Accordingly, there is a need for an anisotropic conductive film having excellent temporary-fixing properties satisfying the aforementioned demands at the time of temporary-bonding. For example, an anisotropic conductive film whose temporary-bonding properties have been improved by blending a liquid epoxy resin into a thermoset resin is known (see PTL 1).
However, the proposed anisotropic conductive film is not satisfactory in terms of practical use and workability, and needs further improvements.
Moreover, there has recently been a demand for connecting electronic components to each other at a low temperature for a short period. Therefore, non-reaction-type anisotropic conductive films that enable to connect electronic components at a low temperature for a short period have been studied.
It has been however found that heat resistance of a non-reaction-type anisotropic conductive film is significantly impaired, if a liquid material, such as a material used in the aforementioned thermoset resin anisotropic conductive film, is blended in the non-reaction-type anisotropic conductive film to improve temporary-fixing properties.
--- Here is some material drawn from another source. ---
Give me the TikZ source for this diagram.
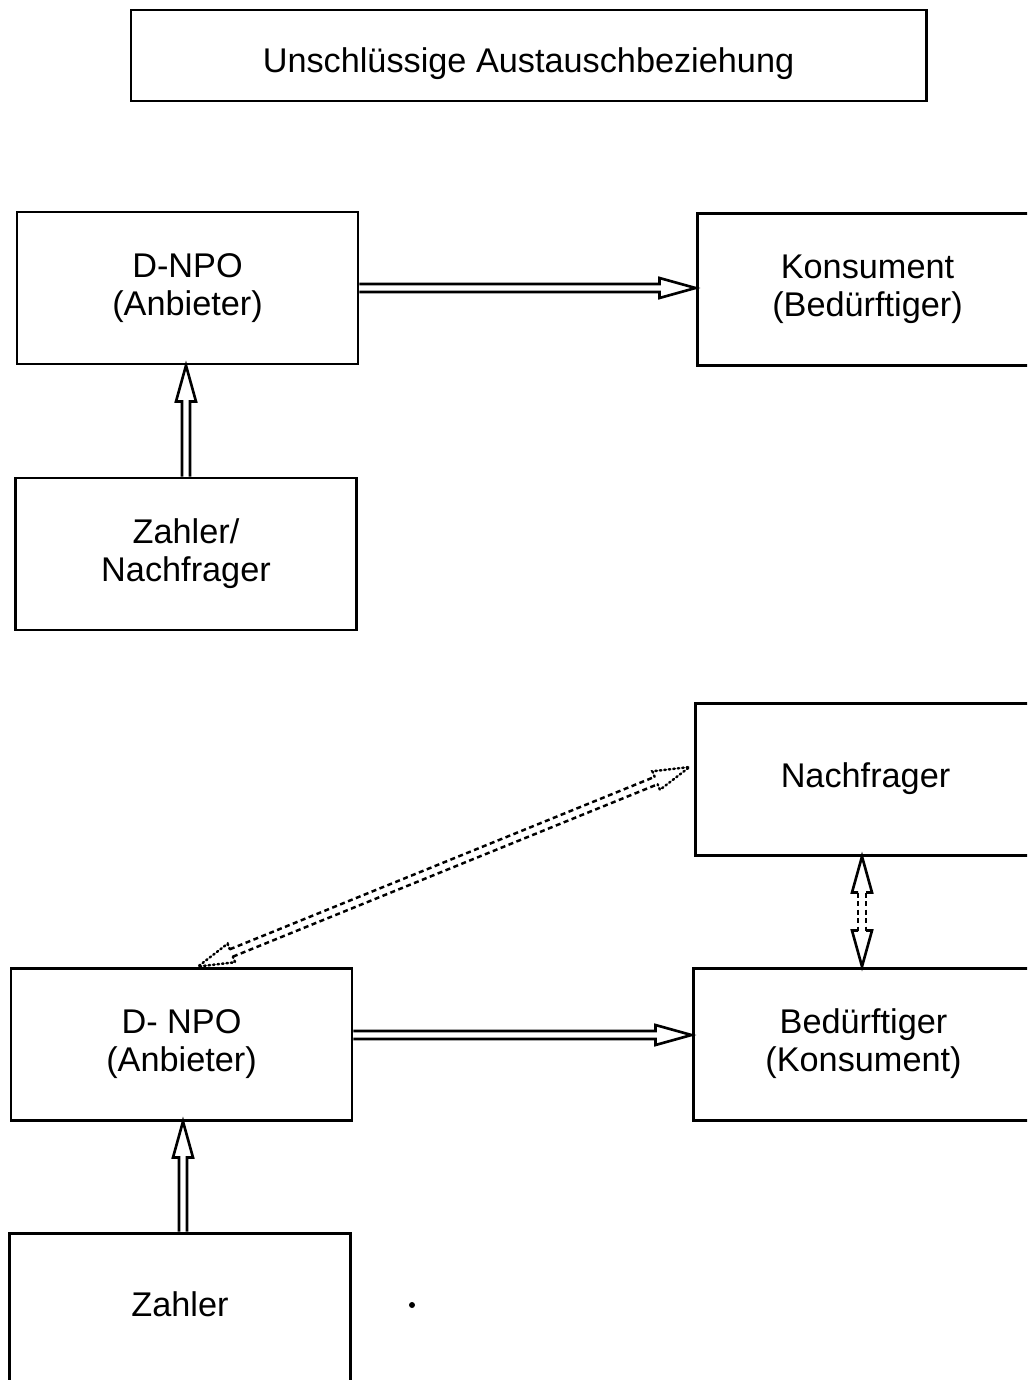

The non-reaction-type anisotropic conductive film has a problem that a problem associated with temporary-fixing properties becomes significant.
Accordingly, there is a need for a non-reaction-type anisotropic conductive film having excellent temporary-fixing properties.
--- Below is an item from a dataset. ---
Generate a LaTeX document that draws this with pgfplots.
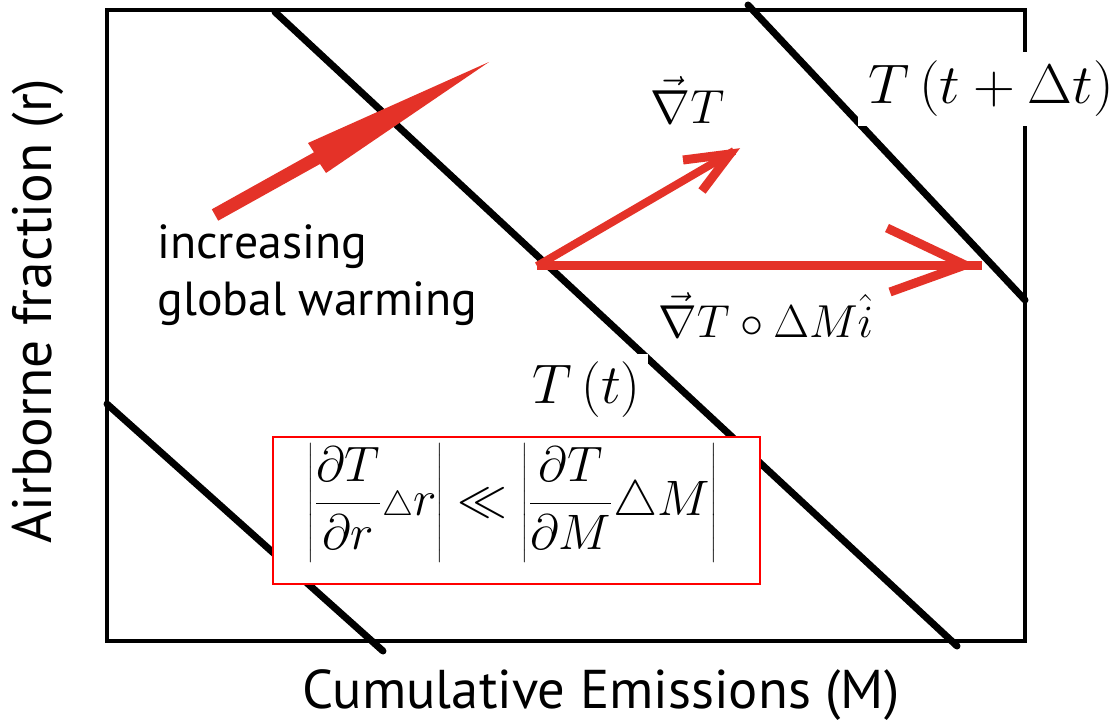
\documentclass[border=0pt]{standalone}
\usepackage[no-math]{fontspec}
\newfontfamily\labelfont{PT Sans}
\usepackage{graphicx}
\usepackage{pgfplots}
\pgfplotsset{compat=1.18}
% let the Computer Modern maths fonts scale to any size
\DeclareFontShape{OT1}{cmr}{m}{n}{<-6>cmr5<6-8>cmr7<8-11>cmr10<11-15>cmr12<15->cmr17}{}
\DeclareFontShape{OML}{cmm}{m}{it}{<-6>cmmi5<6-8>cmmi7<8-11>cmmi10<11->cmmi12}{}
\DeclareFontShape{OMS}{cmsy}{m}{n}{<-6>cmsy5<6-8>cmsy7<8->cmsy10}{}
\definecolor{warmred}{RGB}{228,50,40}

\begin{document}
\begin{tikzpicture}
\begin{axis}[
  scale only axis, width=459bp, height=315.5bp,
  xmin=107, xmax=1025, ymin=10, ymax=641, y dir=reverse,
  xtick=\empty, ytick=\empty,
  axis line style={line width=2.25bp, line cap=rect},
  clip=false,
]
% isotherms T = const
\addplot[black, line width=3.5bp, line cap=round] coordinates {(107,404) (383,651)};
\addplot[black, line width=3.5bp, line cap=round] coordinates {(275,12) (957,646)};
\addplot[black, line width=3.5bp, line cap=round] coordinates {(748,5) (1025,300)};

% direction of increasing warming
\addplot[fill=warmred, draw=none] coordinates {(211.8,209.3) (314,152.3) (308,143) (489,62) (326,173) (320,164) (218.2,220.7)} -- cycle;

% gradient vector
\addplot[warmred, line width=4bp] coordinates {(537,266) (734,151)};
\addplot[warmred, line width=4.5bp, line join=miter] coordinates {(683,160) (730,154) (702,191)};

% projection on the emissions axis
\addplot[warmred, line width=4.5bp] coordinates {(537,265) (982,265)};
\addplot[warmred, line width=4.5bp, line join=miter] coordinates {(887,228) (965,265) (890,292)};

% labels
\node[anchor=base west, inner sep=0pt] at (650,123) {\fontsize{24}{28}\selectfont$\vec{\nabla}T$};
\node[anchor=base west, fill=white, inner xsep=5bp, inner ysep=4.5bp] at (858,103)
  {\fontsize{28}{33}\selectfont\scalebox{1.04}[1]{$T\left(t+\Delta t\right)$}};
\node[anchor=base west, fill=white, inner sep=3bp] at (652,337) {\fontsize{23.2}{27}\selectfont$\vec{\nabla}T\circ\Delta M\hat{i}$};
\node[anchor=base west, fill=white, inner xsep=3.5bp, inner ysep=3.5bp] at (525,403)
  {\fontsize{28}{33}\selectfont$T\left(t\right)$};
\node[fill=white, draw=red, line width=0.75bp, minimum width=243.5bp, minimum height=73.5bp, inner sep=0pt] at (516.5,510.5) {};
\node[inner sep=0pt] at (512,503)
  {\fontsize{25}{30}\selectfont\delimiterfactor=1001 \delimitershortfall=0pt
   $\displaystyle \left|\rule[-21.25bp]{0pt}{55bp}\frac{\partial T}{\partial r}{\scriptstyle\triangle} r\right| \ll \left|\rule[-21.25bp]{0pt}{55bp}\frac{\partial T}{\partial M}\triangle M\right|$};
\node[anchor=base west, inner sep=0pt] at (157,258) {\labelfont\fontsize{24}{28}\selectfont increasing};
\node[anchor=base west, inner sep=0pt] at (157,315) {\labelfont\fontsize{24}{28}\selectfont global warming};

% axis titles
\node[anchor=base, inner sep=0pt] at (601,708) {\labelfont\fontsize{27.4}{32}\selectfont Cumulative Emissions (M)};
\node[anchor=base, rotate=90, inner sep=0pt] at (52,311) {\labelfont\fontsize{27.8}{32}\selectfont Airborne fraction (r)};
\end{axis}
\pgfresetboundingbox
\path[use as bounding box] (current axis.south west) ++(-53.5bp,-40bp) rectangle ++(557.5bp,360.5bp);
\end{tikzpicture}
\end{document}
Moreover, anisotropic conductive films have been conventionally used for connection of fine wirings unsuitable for solider connection. Since low temperature connection is realized, anisotropic conductive films have been used for connection of relatively rough wirings.
An anisotropic conductive film originally designed for fine wirings is bonded with a small area, and achieves conduction, as a conductive particle-containing layer is flown outside a terminal region by squashing a binder forming the conductive particle-containing layer to make a thickness of the conductive particle-containing layer thinner than diameters of conductive particles, and as a result, the conductive particles are crushed. In the case where a terminal region of a relative large area is attempted to be connected, however, a curing reaction is caused at around a center part of the conductive particle-containing layer of the large area to increase viscosity before flowing into outside the terminal region, and thus the conductive particle-containing layer is not flown outside the terminal region and cannot be made thin. Therefore, the conductive particles are not crushed sufficiently, and excellent conduction cannot be obtained.
On the other hand, non-reaction-type anisotropic conductive films, which do not carry out a curing reaction, do not increase viscosity along with a curing reaction. Accordingly, the non-reaction-type anisotropic conductive films do not have the aforementioned problem, and can achieve excellent conduction.
In case of the non-reaction-type anisotropic conductive films, however, there are problems that tackiness is low and the aforementioned temporary-fixing properties are poor because the non-reaction-type anisotropic conductive film contains a crystalline material having a melting point.